It’s Time We Seriously Talk About Users and Experiences
For some reason, UX people never speak about users or experiences. And that hurts our work.
“But I talk about my users all the time.”
Sure, we often say things like “Our users deserve the best user experiences,” but that’s not what I think is missing.
What’s missing is that we never discuss specific users and their detailed experiences. What are the users’ names? What happened in their lives that our product or service could’ve improved? That’s the specificity I’m talking about here.
Can every UX team member name one of your users?
Last week, I spoke with a UX team manager whose company makes software for teachers. It’s incredible software that they think could substantially improve teachers’ work.
Yet the team manager couldn’t name a single teacher who could use this software. The team’s research efforts were lagging, and they met very few teachers. The manager didn’t know the name of a single teacher they’d met.
Instead, they relied on subject-matter experts (SMEs) who aren’t teachers today but were once teachers, worked as administrators in a past life, or had once studied education theory. They weren’t teachers today, with the challenges that teachers face daily, but they claimed they knew what those challenges were.
These SMEs are indeed intelligent, capable people, but they aren’t the teachers who would use this product daily. Maybe they know what teachers need. But what if they don’t? What if they’re guessing because they don’t know everything that goes on in the lives of teachers today?
We say we practice user-centered design. Yet, all too often, we can’t name a single user.
Can every UX team member describe the differences between users?
Not all teachers are the same, even in the same school. Not all doctors are the same, even in the same practice. Not all insurance claims adjusters are the same, even in the same claims department.
However, we often talk about users as if there aren’t meaningful variations between people with the same role. I blame our oversimplified approach to personas, where the temptation is to create a single persona for a classroom product called “teachers” and another one called “students.”
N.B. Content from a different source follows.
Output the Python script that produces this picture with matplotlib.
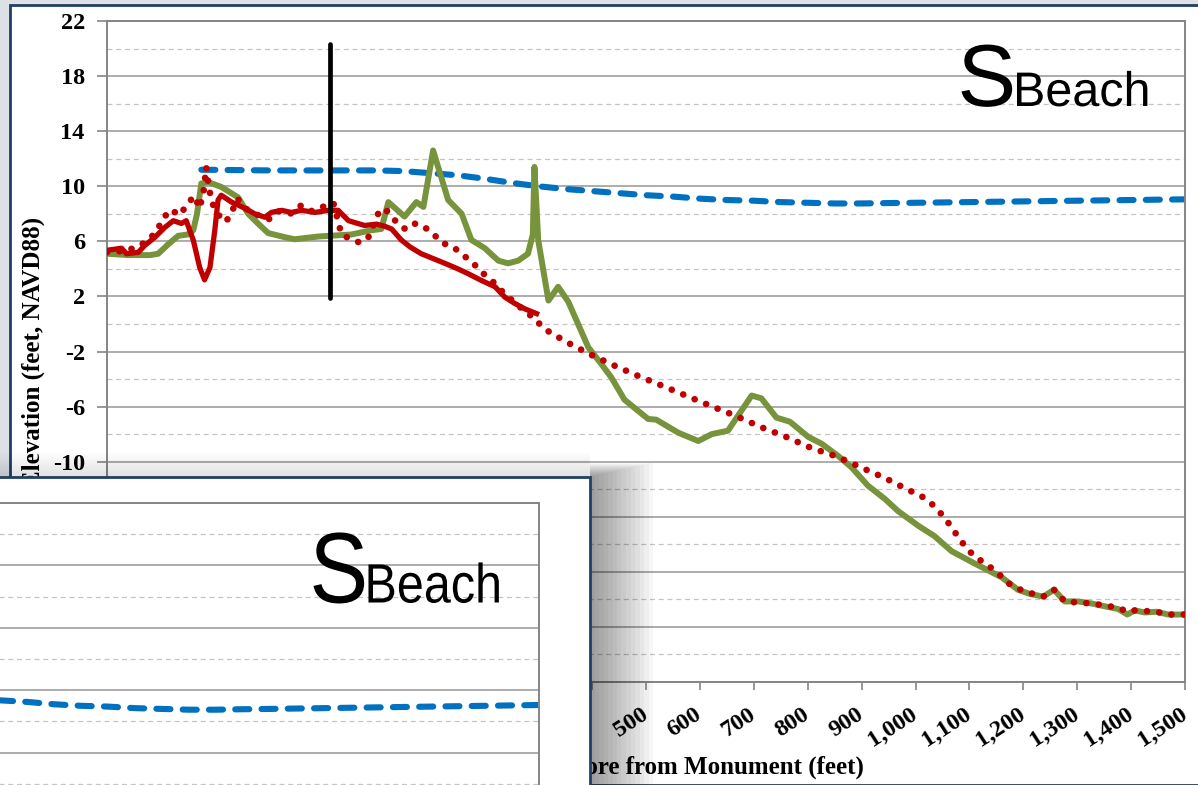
import matplotlib
matplotlib.use("Agg")
import matplotlib.pyplot as plt
from matplotlib.patches import Rectangle, PathPatch
from matplotlib.textpath import TextPath
from matplotlib.font_manager import FontProperties
from matplotlib.transforms import Affine2D
from matplotlib.ticker import FuncFormatter

W, H = 1198, 785
plt.rcParams['axes.unicode_minus'] = False

# --- profile data (distance offshore in ft, elevation in ft NAVD88) ---
design_x = [-325, -200, -100, 0, 50, 100, 150, 200, 250, 300, 350, 400, 450, 500,
            550, 600, 650, 700, 750, 800, 850, 900, 950, 1000, 1100, 1200, 1300,
            1400, 1500]
design_y = [11.2, 11.15, 11.15, 11.15, 11.1, 10.95, 10.8, 10.55, 10.25, 10.0, 9.8,
            9.65, 9.5, 9.35, 9.25, 9.1, 9.0, 8.95, 8.85, 8.8, 8.75, 8.75, 8.78, 8.8,
            8.85, 8.9, 8.95, 9.0, 9.05]

post_x = [-500, -460, -420, -405, -386, -368, -350, -340, -333, -325, -312, -288,
          -257, -238, -220, -201, -170, -152, -108, -46, -10, 9, 22, 52, 74, 87,
          105, 133, 158, 176, 201, 226, 244, 263, 281, 290, 293, 300, 319, 337, 356,
          393, 417, 436, 460, 504, 519, 560, 597, 622, 652, 677, 696, 714, 742, 767,
          801, 826, 857, 881, 912, 943, 968, 1005, 1035, 1067, 1110, 1160, 1190,
          1212, 1237, 1257, 1277, 1302, 1327, 1351, 1376, 1393, 1407, 1425, 1447,
          1469, 1500]
post_y = [5.1, 5.0, 5.0, 5.1, 5.8, 6.4, 6.5, 6.8, 8.0, 10.2, 10.3, 9.95, 9.2, 8.0,
          7.3, 6.6, 6.3, 6.15, 6.35, 6.5, 6.8, 6.9, 8.85, 7.8, 8.85, 8.5, 12.6, 9.0,
          8.0, 6.1, 5.5, 4.6, 4.4, 4.6, 5.1, 6.5, 11.4, 6.1, 1.7, 2.7, 1.6, -1.7,
          -2.9, -3.9, -5.5, -6.9, -6.95, -7.9, -8.5, -8.0, -7.75, -6.3, -5.2, -5.4,
          -6.8, -7.1, -8.2, -8.7, -9.6, -10.4, -11.75, -12.7, -13.6, -14.65, -15.4,
          -16.5, -17.4, -18.4, -19.3, -19.6, -19.8, -19.3, -20.15, -20.15, -20.3,
          -20.5, -20.7, -21.1, -20.8, -20.95, -20.9, -21.1, -21.1]

pre_x = [-500, -473, -464, -442, -430, -411, -393, -377, -362, -353, -340, -328,
         -319, -309, -300, -294, -288, -269, -244, -226, -207, -195, -176, -158,
         -139, -114, -89, -71, -52, -22, 0, 15, 28, 46, 62, 83, 105, 127, 151, 170,
         195, 220, 238, 256, 275, 297]
pre_y = [5.35, 5.5, 5.1, 5.2, 5.7, 6.3, 7.0, 7.5, 7.3, 7.5, 6.1, 4.1, 3.2, 4.1, 6.8,
         9.0, 9.35, 8.85, 8.4, 8.0, 7.75, 8.1, 8.25, 8.1, 8.25, 8.1, 8.25, 8.25,
         7.5, 7.15, 7.25, 7.1, 6.9, 6.1, 5.6, 5.1, 4.75, 4.4, 4.0, 3.65, 3.15, 2.7,
         1.95, 1.5, 1.1, 0.75]

model_x = [-500, -470, -450, -430, -410, -395, -382, -365, -351, -338, -328, -320,
           -316, -311, -305, -295, -281, -272, -258, -240, -220, -200, -180, -160,
           -140, -120, -100, -80, -65, -45, -30, -15, 3, 15, 37, 53, 68, 83, 104,
           121, 142, 164, 182, 200, 218, 237, 255, 273, 293, 311, 352, 396, 440, 484,
           531, 577, 623, 668, 714, 760, 806, 852, 898, 944, 989, 1011, 1031, 1048,
           1064, 1078, 1093, 1110, 1130, 1150, 1175, 1200, 1237, 1257, 1277, 1327,
           1376, 1393, 1407, 1447, 1469, 1500]
model_y = [5.2, 5.3, 5.5, 5.9, 6.6, 7.7, 8.3, 7.9, 8.7, 9.3, 8.4, 9.8, 11.4, 9.9,
           8.8, 8.0, 7.4, 7.8, 9.1, 8.3, 7.9, 7.6, 8.2, 8.0, 8.6, 8.2, 8.5, 8.8, 6.5,
           6.1, 5.9, 6.3, 8.0, 8.4, 7.4, 6.9, 7.3, 7.2, 6.6, 5.9, 5.6, 4.9, 4.3, 3.6,
           3.0, 2.2, 1.6, 1.0, 0.4, -0.35, -1.3, -2.2, -3.0, -3.75, -4.5, -5.25,
           -6.0, -6.7, -7.5, -8.2, -9.0, -9.6, -10.4, -11.2, -12.1, -12.5, -13.1,
           -13.8, -14.6, -15.4, -16.2, -16.9, -17.4, -18.0, -18.9, -19.4, -19.8,
           -19.3, -20.15, -20.3, -20.6, -20.9, -20.8, -20.9, -21.1, -21.1]

monument_x = -87
monument_y = [1.9, 20.3]

x_ticks = list(range(-500, 1501, 100))
y_major = list(range(-26, 23, 4))
y_minor = list(range(-24, 21, 4))

NAVY = '#1f3f66'
SERIF = 'Liberation Serif'


def px_box(left, top, right, bottom):
    return [left / W, 1 - bottom / H, (right - left) / W, (bottom - top) / H]


def draw_profiles(ax):
    ax.set_xlim(-500, 1500)
    ax.set_ylim(-26, 22)
    ax.set_axisbelow(True)
    ax.set_yticks(y_major)
    ax.set_yticks(y_minor, minor=True)
    ax.set_xticks(x_ticks)
    ax.grid(True, which='major', axis='y', color='#a6a6a6', lw=1.3)
    ax.grid(True, which='minor', axis='y', color='#c4c4c4', lw=0.9,
            linestyle=(0, (4, 3)))
    ax.plot(design_x, design_y, color='#0070c0', lw=4.4,
            linestyle=(0, (2.3, 2.0)), dash_capstyle='round', zorder=2)
    ax.plot(post_x, post_y, color='#77933c', lw=4.3, solid_joinstyle='round',
            zorder=3)
    ax.plot(pre_x, pre_y, color='#c00000', lw=3.8, solid_joinstyle='round',
            zorder=4)
    ax.plot(model_x, model_y, color='#c00000', lw=4.8,
            linestyle=(0, (0.01, 1.85)), dash_capstyle='round', zorder=5)
    ax.plot([monument_x, monument_x], monument_y, color='black', lw=3.4,
            solid_capstyle='round', zorder=6)
    for side in ['top', 'right', 'left', 'bottom']:
        ax.spines[side].set_color('#858585')
        ax.spines[side].set_linewidth(1.4)


def stretched_text(s, x, baseline, em, sy, z):
    tp = TextPath((0, 0), s, size=em, prop=FontProperties(family='Liberation Sans'))
    tr = Affine2D().scale(1, sy).translate(x, H - baseline)
    fig.add_artist(PathPatch(tp, transform=tr, facecolor='black',
                             edgecolor='none', zorder=z))


fig = plt.figure(figsize=(W / 100, H / 100), dpi=100)
fig.patch.set_facecolor('#dde1e6')

# main slide panel
fig.add_artist(Rectangle((10 / W, 0), 1.1, 1 - 5 / H, transform=fig.transFigure,
                         facecolor='white', edgecolor=NAVY, lw=2, zorder=-2))

# main chart
ax = fig.add_axes(px_box(107, 21, 1185, 682))
draw_profiles(ax)
ax.tick_params(axis='y', which='major', length=7, width=1.2, color='#858585',
               pad=9, labelsize=17.5)
ax.tick_params(axis='y', which='minor', length=0)
ax.tick_params(axis='x', length=6, width=1.2, color='#858585', pad=16,
               labelsize=17.5)
ax.xaxis.set_major_formatter(FuncFormatter(lambda v, p: f"{int(v):,}"))
for lab in ax.get_yticklabels():
    lab.set_fontfamily(SERIF)
    lab.set_fontweight('bold')
for lab in ax.get_xticklabels():
    lab.set_fontfamily(SERIF)
    lab.set_fontweight('bold')
    lab.set_rotation(33)
    lab.set_ha('right')
    lab.set_va('center')
    lab.set_rotation_mode('anchor')
ax.set_xlabel('Distance Offshore from Monument (feet)', fontsize=18,
              fontweight='bold', family=SERIF, va='center')
ax.xaxis.set_label_coords(0.5, (682 - 767) / 661)
ax.set_ylabel('Elevation (feet, NAVD88)', fontsize=18, fontweight='bold',
              family=SERIF, va='center')
ax.yaxis.set_label_coords((33 - 107) / 1078, 0.5)

stretched_text('S', 957.5, 106, 88, 1.0, 1)
stretched_text('Beach', 1013, 106, 48.5, 1.0, 1)

# soft drop shadow of the overlaid inset
for k in range(1, 15):
    fig.add_artist(Rectangle((590 / W, 0), 4.5 * k / W, 1 - (477 - k) / H,
                             transform=fig.transFigure, facecolor='black',
                             edgecolor='none', alpha=0.03, zorder=2))
for k in range(1, 11):
    fig.add_artist(Rectangle((0, 1 - 477 / H), 590 / W, 2.4 * k / H,
                             transform=fig.transFigure, facecolor='black',
                             edgecolor='none', alpha=0.012, zorder=2))

# inset panel (enlarged copy of the chart)
fig.add_artist(Rectangle((-10 / W, -0.1), 600 / W, 0.1 + 1 - 477 / H,
                         transform=fig.transFigure, facecolor='white',
                         edgecolor=NAVY, lw=2, zorder=3))
ax2 = fig.add_axes(px_box(-539, 503, 539, 503 + 48 * 15.6))
ax2.set_zorder(4)
draw_profiles(ax2)
ax2.tick_params(which='both', length=0, labelleft=False, labelbottom=False)

stretched_text('S', 309.5, 602.5, 88, 1.14, 5)
stretched_text('Beach', 364.5, 602.5, 48.5, 1.14, 5)

fig.savefig('out.png', dpi=100, facecolor=fig.get_facecolor())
Yet, some teachers may find our product easy to integrate into their current classroom practice, and others may struggle to make their practice work with our product. The difference may be in the years they have been teaching or their understanding of technology, whether their students are fluent in English, or whether the software can be easily tuned to meet their needs.
Without identifying and cataloging users’ differences, designing for the full range of variations will be challenging. If your UX team can’t describe how one user might be different from another, there’s a good chance they are designing for nobody.
Can every UX team member describe a user’s actual experience?
What is a teacher’s day like? Not a generic teacher — an actual teacher.
Let’s say we’ve met a teacher named Edna. Edna is a middle school special education teacher in Knoxville, TN.
What did a recent day for Edna look like, from the moment she started thinking about work until she stopped? Was it, in her opinion, a good or bad day? What made it good or bad?
I rarely encounter a UX professional who can answer questions about a specific user’s experience. Most people in our line of work seldom get detailed exposure to their users’ everyday experiences.
They are also not exposed to their users’ extreme experiences. What was Edna’s worst day this year? What made it so challenging for her? What was her best day so far, and why?
How can we improve each user’s day without knowing what makes certain days challenging for them? How can we ensure our product doesn’t worsen the users’ best days without knowing what makes them great?
UX professionals should know their users’ experiences inside and out. Yet, I’ve found few ever do.
Can your product and development team members name and describe a user who will benefit from their work?
As you read this, developers are writing code, and product managers are doing whatever PMs do. Everyone is working hard to deliver new capabilities for your next release.
However, can any of those people name one of the users who will benefit from those new capabilities? Can they describe how different users might benefit from the product in their own distinct way?
Can the developers and PMs describe how their new functionality will improve each user’s worst days and how they’ll ensure the product doesn’t make things harder for any users? If the people we work with don’t know anything about the users they’re developing for, there’s a good chance that the new capabilities they’re producing won’t work for anyone.
Do product requirements come from real-world experiences of real customers and users?
If your stakeholders and product leaders can’t name a single user or describe a genuine experience that user had, where do the product requirements come from? How can we craft accurate user stories when we don’t know the first thing about our users?
More importantly, how likely will our customers be thrilled with a product we didn’t design for their needs? How valuable will they find what we deliver if we don’t consider their particular needs? And how can we do that if we can’t even name one customer who would benefit from our product or service?
It’s time we start talking about our users and their experiences.
UX should be all about our users and their experiences — it’s right there in the name.
When we can’t name a user or describe their experience, we slow everything down. Each UX team member, developer, product manager, and stakeholder thinks the user needs something different.
We end up arguing and debating what our users need or even who our users are. All that debate slows projects down. In addition, when the team guesses what the users and customers need wrong, it results in lackluster sales and missed business goals.
Let’s start talking about who our users genuinely are in detail. Let’s ensure everyone in our organization knows what makes each user unique. Let’s make our entire organization **the world’s foremost experts** on our users and their experiences.
Talking about our users and their experiences is our most valuable contribution to our organization.